I recently completed another HTML5 canvas animation project. The spinning star, found in the Cover Pages drop down (you can restart the animation by clicking the mouse).
First, I came up with the basic idea of how I wanted the final piece to look, but this changed during the building process into what is now the final product. The changes weren't major, I decided to go from discs traversing the screen to stars. As a result of this change, I added the spinning element. The motion trails were always a part of the idea.
Despite the end product looking fairly basic a decent amount of work went into it and a decent amount of problems were faced along the way. First challenge was actually creating the star object (I wanted to do this on my own so I didn't look at any templates that might be online...for stars). I drew out a prototype on paper and went about recreating it on screen. I noticed that it could be done by just drawing point to point...but I didn't see how this could be easily automated (e.g automatically change size when the screen changes size). I also thought that maybe I could "glue" two shapes together...pentagon and a bunch of triangles, but this also was too much messing about. The pentagon however, gave me the breakthrough. (I did look up the template for the pentagon though). I managed to modify it...and quite considerable modifications were required...go get it to look like a weird star. The final step was to mirror this weird star and merge the two mirror images to get a real, nice looking star shape. The beauty of this approach despite it's apparent awkwardness is that I have easily implementable control over how many points the star has. Changing one variable will change the number of points while still appearing symmetrical and balanced.
The next challenge were the motion trails. I read a tutorial that helped achieve this effect, and it was very helpful https://www.kirupa.com/canvas/creating_motion_trails.htm. But it wasn't completely what I needed. I decided to create a new object class and new arrays, but getting the objects to spawn in the right place needed some "creative thinking". I got the right inspiration from https://www.youtube.com/watch?v=vqE8DMfOajk. This basically would have done everything for me but I'm not using p5 so I had to come up with my own solution. That solution was TWO arrays, heh...big mental breakthrough here. Basically, I fill one array with the star objects x-coordinates through time and the other array with it's y coordinates. I use those as the spawn points for my motion trail objects.
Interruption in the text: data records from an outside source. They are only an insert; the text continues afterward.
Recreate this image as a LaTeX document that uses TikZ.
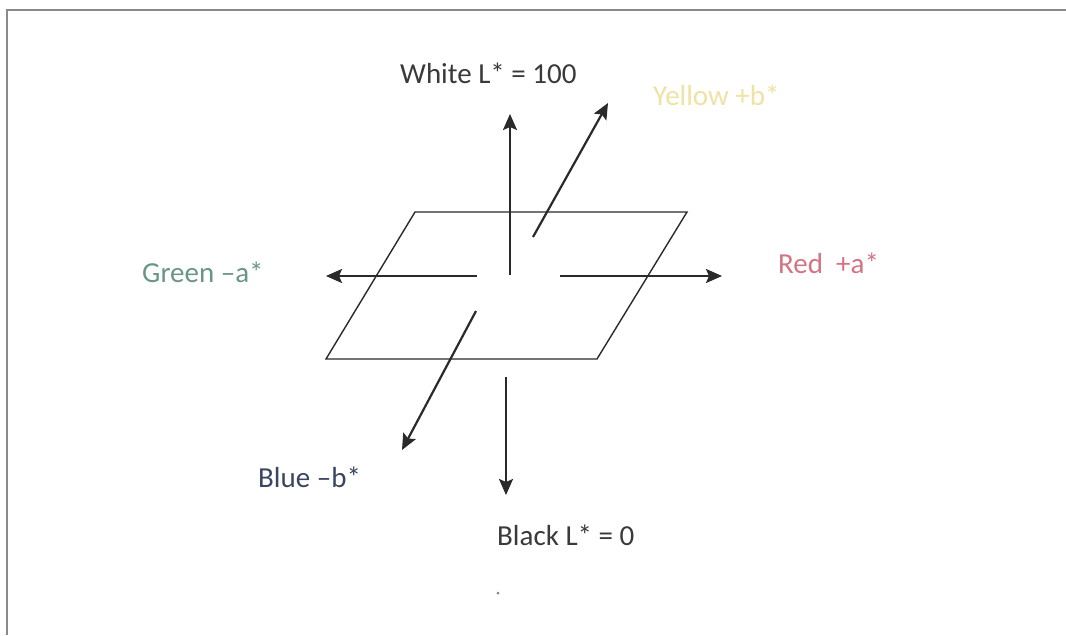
\documentclass[tikz,border=0pt]{standalone}
\usepackage{fontspec}
\setmainfont{Carlito}
\usetikzlibrary{arrows.meta}
\definecolor{axisgray}{HTML}{2A2A2A}
\definecolor{framegray}{HTML}{8A8A8A}
\definecolor{whitetxt}{HTML}{3A3A3A}
\definecolor{yellowtxt}{HTML}{EFE2A2}
\definecolor{greentxt}{HTML}{6A9688}
\definecolor{redtxt}{HTML}{D27484}
\definecolor{bluetxt}{HTML}{3A4660}
\tikzset{
  axisarrow/.style={draw=axisgray, line width=2.2pt, -{Stealth[length=16pt,width=14pt,inset=3pt]}},
  plane/.style={draw=axisgray, line width=1.4pt, line join=miter},
  lbl/.style={anchor=base west, inner sep=0pt, font=\fontsize{29}{35}\selectfont},
  framepen/.style={draw=framegray, line width=1.2pt}
}
\begin{document}
\begin{tikzpicture}[x=1pt,y=-1pt]
\useasboundingbox[fill=white] (0,0) rectangle (1066,635);
% frame
\coordinate (fTL) at (7,10);
\coordinate (fTR) at (1066,10);
\coordinate (fBL) at (7,635);
\draw[framepen] (fTR) -- (fTL) -- (fBL);
% plane
\coordinate (pTL) at (415,212);
\coordinate (pTR) at (687,212);
\coordinate (pBR) at (597,359);
\coordinate (pBL) at (326,359);
\draw[plane] (pTL) -- (pTR) -- (pBR) -- (pBL) -- cycle;
% axes endpoints
\coordinate (upS) at (510,275);
\coordinate (upE) at (510,114);
\coordinate (dnS) at (506,377);
\coordinate (dnE) at (506,495);
\coordinate (lfS) at (477,276);
\coordinate (lfE) at (326,276);
\coordinate (rtS) at (560,276);
\coordinate (rtE) at (722,276);
\coordinate (ylS) at (533,237);
\coordinate (ylE) at (608,103);
\coordinate (blS) at (476,311);
\coordinate (blE) at (402,450);
\draw[axisarrow] (upS) -- (upE);
\draw[axisarrow] (dnS) -- (dnE);
\draw[axisarrow] (lfS) -- (lfE);
\draw[axisarrow] (rtS) -- (rtE);
\draw[axisarrow] (ylS) -- (ylE);
\draw[axisarrow] (blS) -- (blE);
% labels
\node[lbl, text=whitetxt] (white) at (400,83) {White L* = 100};
\node[lbl, text=yellowtxt] (yellow) at (653,105) {Yellow +b*};
\node[lbl, text=greentxt] (green) at (142,282) {Green –a*};
\node[lbl, text=redtxt] (red) at (778,273) {Red\ \ +a*};
\node[lbl, text=bluetxt] (blue) at (258,487) {Blue –b*};
\node[lbl, text=whitetxt] (black) at (497,545) {Black L* = 0};
\node[circle, fill=gray, inner sep=0pt, minimum size=3pt] (dot) at (498,593) {};
\end{tikzpicture}
\end{document}
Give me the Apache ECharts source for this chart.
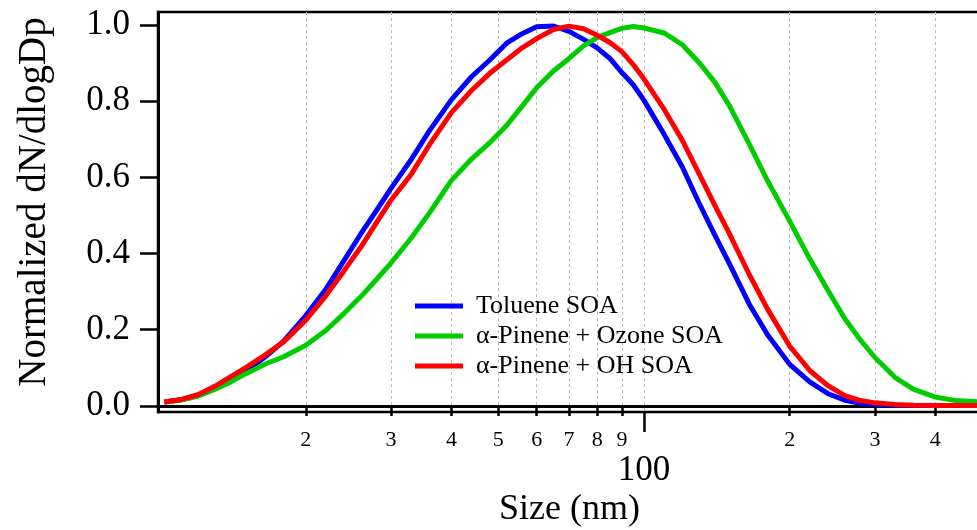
<!DOCTYPE html>
<html>
<head>
<meta charset="utf-8">
<script src="https://cdn.jsdelivr.net/npm/echarts@6/dist/echarts.min.js"></script>
<style>
html, body { margin: 0; padding: 0; background: #fff; }
#main { width: 977px; height: 530px; }
</style>
</head>
<body>
<div id="main"></div>
<script>
// particle size bins (nm)
var sizes = [10.2, 11, 12, 13, 14, 15, 16.5, 18, 20, 22, 24, 26, 28, 30, 33, 36, 40, 44, 48, 52,
  56, 60, 65, 70, 75, 80, 85, 90, 95, 100, 110, 120, 130, 140, 150, 165, 180, 200, 220, 240,
  260, 280, 300, 330, 360, 400, 440, 490];
var toluene = [0.010, 0.016, 0.028, 0.046, 0.068, 0.090, 0.129, 0.170, 0.237, 0.306, 0.382, 0.452,
  0.513, 0.571, 0.646, 0.722, 0.804, 0.864, 0.908, 0.952, 0.977, 0.995, 0.997, 0.983, 0.962, 0.940,
  0.912, 0.875, 0.843, 0.802, 0.713, 0.627, 0.532, 0.449, 0.374, 0.267, 0.187, 0.109, 0.063, 0.032,
  0.015, 0.007, 0.004, 0.002, 0.001, 0.001, 0.001, 0.001];
var pineneOzone = [0.010, 0.015, 0.026, 0.044, 0.063, 0.084, 0.110, 0.129, 0.159, 0.198, 0.243, 0.287,
  0.332, 0.375, 0.440, 0.506, 0.592, 0.648, 0.691, 0.736, 0.787, 0.835, 0.879, 0.912, 0.945, 0.967,
  0.980, 0.991, 0.996, 0.992, 0.979, 0.948, 0.901, 0.850, 0.789, 0.687, 0.591, 0.485, 0.386, 0.303,
  0.229, 0.173, 0.127, 0.075, 0.044, 0.023, 0.014, 0.011];
var pineneOH = [0.010, 0.016, 0.030, 0.052, 0.077, 0.100, 0.134, 0.168, 0.225, 0.289, 0.355, 0.417,
  0.481, 0.540, 0.607, 0.685, 0.770, 0.828, 0.873, 0.908, 0.940, 0.964, 0.988, 0.997, 0.990, 0.973,
  0.954, 0.930, 0.896, 0.858, 0.779, 0.697, 0.609, 0.527, 0.453, 0.345, 0.254, 0.157, 0.093, 0.053,
  0.027, 0.014, 0.008, 0.004, 0.002, 0.001, 0.001, 0.001];
var seriesNames = ['Toluene SOA', 'α-Pinene + Ozone SOA', 'α-Pinene + OH SOA'];
var seriesColors = ['#0000ff', '#00cc00', '#ff0000'];
var minorTicks = [20, 30, 40, 50, 60, 70, 80, 90, 200, 300, 400];
var majorTicks = [100];
var yTicks = [0, 0.2, 0.4, 0.6, 0.8, 1.0];

var font = 'Liberation Serif';
var chart = echarts.init(document.getElementById('main'), null, {renderer: 'canvas'});

function pairs(vals) {
  return sizes.map(function (s, i) { return [s, vals[i]]; });
}

var gridLine = {show: true, lineStyle: {color: '#bbbbbb', width: 1, type: [3, 3]}};

var option = {
  animation: false,
  grid: {left: 158, top: 12, right: -4, bottom: 118, show: true, borderColor: '#000', borderWidth: 2.5,
    containLabel: false, outerBoundsMode: 'none'},
  legend: {
    orient: 'vertical', left: 415, top: 293, padding: 0, itemWidth: 48, itemHeight: 5, itemGap: 4,
    icon: 'rect',
    textStyle: {fontFamily: font, fontSize: 26, color: '#000', padding: [0, 0, 0, 8]},
    data: seriesNames
  },
  xAxis: [{
    type: 'log', min: 9.9, max: 497,
    name: 'Size (nm)', nameLocation: 'middle', nameGap: 80,
    nameTextStyle: {fontFamily: font, fontSize: 36, color: '#000'},
    axisLine: {show: true, lineStyle: {color: '#000', width: 3}},
    axisTick: {show: true, inside: false, length: 10, customValues: minorTicks,
      lineStyle: {color: '#000', width: 2.5}},
    axisLabel: {customValues: minorTicks, margin: 17, fontFamily: font, fontSize: 22, color: '#000',
      formatter: function (v) {
        return String(Math.round(v / Math.pow(10, Math.floor(Math.log10(v) + 1e-9))));
      }},
    splitLine: gridLine,
    minorTick: {show: false}
  }, {
    type: 'log', min: 9.9, max: 497, position: 'bottom',
    axisLine: {show: false},
    axisTick: {show: true, inside: false, length: 20, customValues: majorTicks,
      lineStyle: {color: '#000', width: 2.5}},
    axisLabel: {customValues: majorTicks, margin: 41, fontFamily: font, fontSize: 35, color: '#000'},
    splitLine: gridLine
  }],
  yAxis: {
    type: 'value', min: -0.016, max: 1.034,
    name: 'Normalized dN/dlogDp', nameLocation: 'middle', nameGap: 104,
    nameTextStyle: {fontFamily: font, fontSize: 39, color: '#000', padding: [0, 0, 0, 20]},
    axisLine: {show: true, lineStyle: {color: '#000', width: 3}},
    axisTick: {show: true, length: 18, customValues: yTicks, lineStyle: {color: '#000', width: 2.5}},
    axisLabel: {customValues: yTicks, margin: 28, fontFamily: font, fontSize: 35, color: '#000',
      formatter: function (v) { return v.toFixed(1); }},
    splitLine: {show: false}
  },
  series: [toluene, pineneOzone, pineneOH].map(function (vals, i) {
    return {
      name: seriesNames[i], type: 'line', xAxisIndex: 0, data: pairs(vals),
      showSymbol: false, symbol: 'none',
      lineStyle: {color: seriesColors[i], width: 5},
      itemStyle: {color: seriesColors[i]}
    };
  })
};
chart.setOption(option);
</script>
</body>
</html>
To get the end result I adjusted the size and the opacity of the motion trails, also I implemented tricks I learned earlier to pop these objects from the array to save processing power.
Through the testing process I got to practice the idea of object creation within arrays. Also, I greatly improved my understanding of the hierarchy of the animation process. Basically, I 1) Create an object.
2) Create a function to draw the object.
3) Create a function to handle the movements of the object, which also calls the earlier draw function.
4) Then you create the amount of objects you want through an implementer function utilising array pushing.
5) Finally, you use the animate function, which clears the screen and updates repeatedly to make it look like something is moving (but its just your update function being run in multiple succession. The challenge arises when you have an update function tied to a different object that you only want to run once...easy just run it outside the animate function...but what if you want to run it at a time that is specified by a different update function that IS within the animate call...Well I don't have an answer for this one. What I ended up doing was using the inbuilt setTime() function to do it...it actually worked quite well...but still didn't feel as nice. I actually ended up removing this effect all together as I wanted the focus to be on the star object.
So even though it looks basic, I have a degree of control over the animation. E.g how fast the star moves across the screen, how fast it rotates, how long the motion trail is, what the colours are. All of these are easily changed.